Mike: And we talked about this a little bit before the podcast, Olga, the idea that a denial might happen—sometimes they sit until you can get back to them because there’s just things involved that require staff time and staff are busy.

In your experience, are there any strategies or other things that hospitals could be doing to accelerate that time-to-pay gap and try to improve their cash flow by bringing in the money sooner from denials that they might get overturned?

Olga: Great question, Mike. Denials really do increase your AR days and your age trial balance. Unfortunately, the time, even though you have different workflows, bolt-on systems, or even internal mainframe workflows, to get to a denial, the amount of effort, most facilities do outsource their denial process or denial management accounts, because they just don’t have the time.

I would say the proactive approach in reviewing your unbilled, your DNFB, creating scrubbers within your mainframe in addition to your billing scrubber, are definitely key. Working your return-to-provider (RTP) and Medicare suspense is so crucial—working that regularly. And also, working your provider edits on a regular basis to see what is getting stuck in those categories. And then going back to the table to your various departments—your physicians, your case management, patient access, sitting with them and saying, showing them the value of the dollars that are hitting these categories, and then together with them, trying to strategize how to prevent them going forward.

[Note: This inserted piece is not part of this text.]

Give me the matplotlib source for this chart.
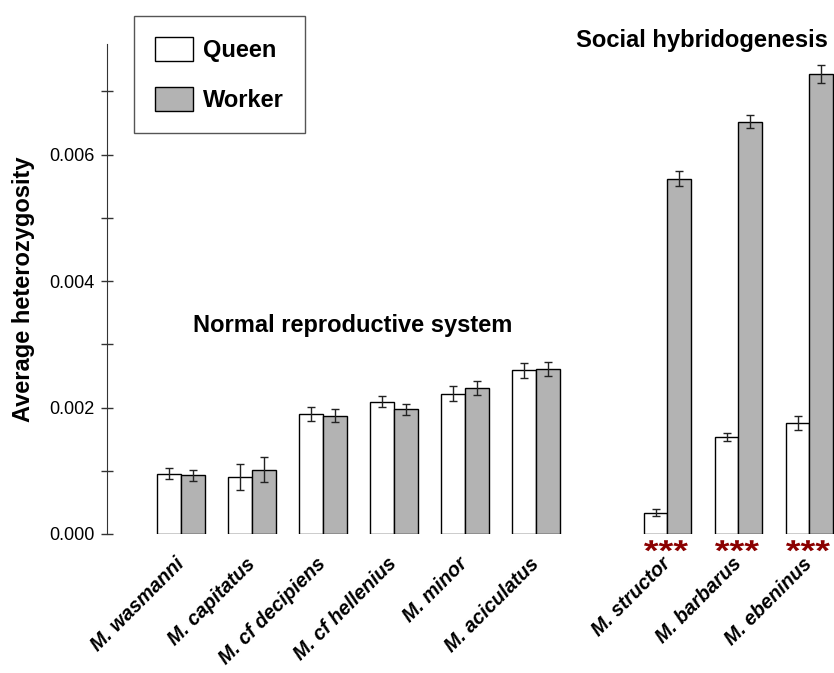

Mike: Olga, when you think about a denial management strategy, are there certain terms that providers should be looking for when they’re considering their denial management strategies?

Olga: Absolutely! And I’ll mention them briefly, but there’s more on the blog that you can see more of the definition of what they overall mean and what can be done to help prevent them.

But additional development requests, the ADR, Comprehensive error rate testing is another form of denial; LCD, which is a local coverage, determination; NBC, national coverage determination. These are terms in the denial management world that most payers, Medicare specifically, have built modules that you can go into the Medicare or CMS to take a look at whether those charges are covered or if that service is covered and to prevent a denial from being posted and not collecting right up front.

These are things that can be incorporated when the patient comes in at the time of verifying services and scheduling. And it helps reimbursement collection occur faster.

Mike: That’s great information, Olga. And certainly, we’ve only just scratched the surface here of denial management strategies because they are many and complex. And this is certainly a tough issue for hospitals to deal with.

As Olga mentioned, there is some more information available up on the blog associated with this podcast. If you’d like to take a look, you can go to besler.com/insights, just look for the Revenue Cycle button. You can click on that and you’ll find this and a lot more.

Olga, thanks so much for joining us today on the podcast.

Olga: Thank you, Mike, for inviting me.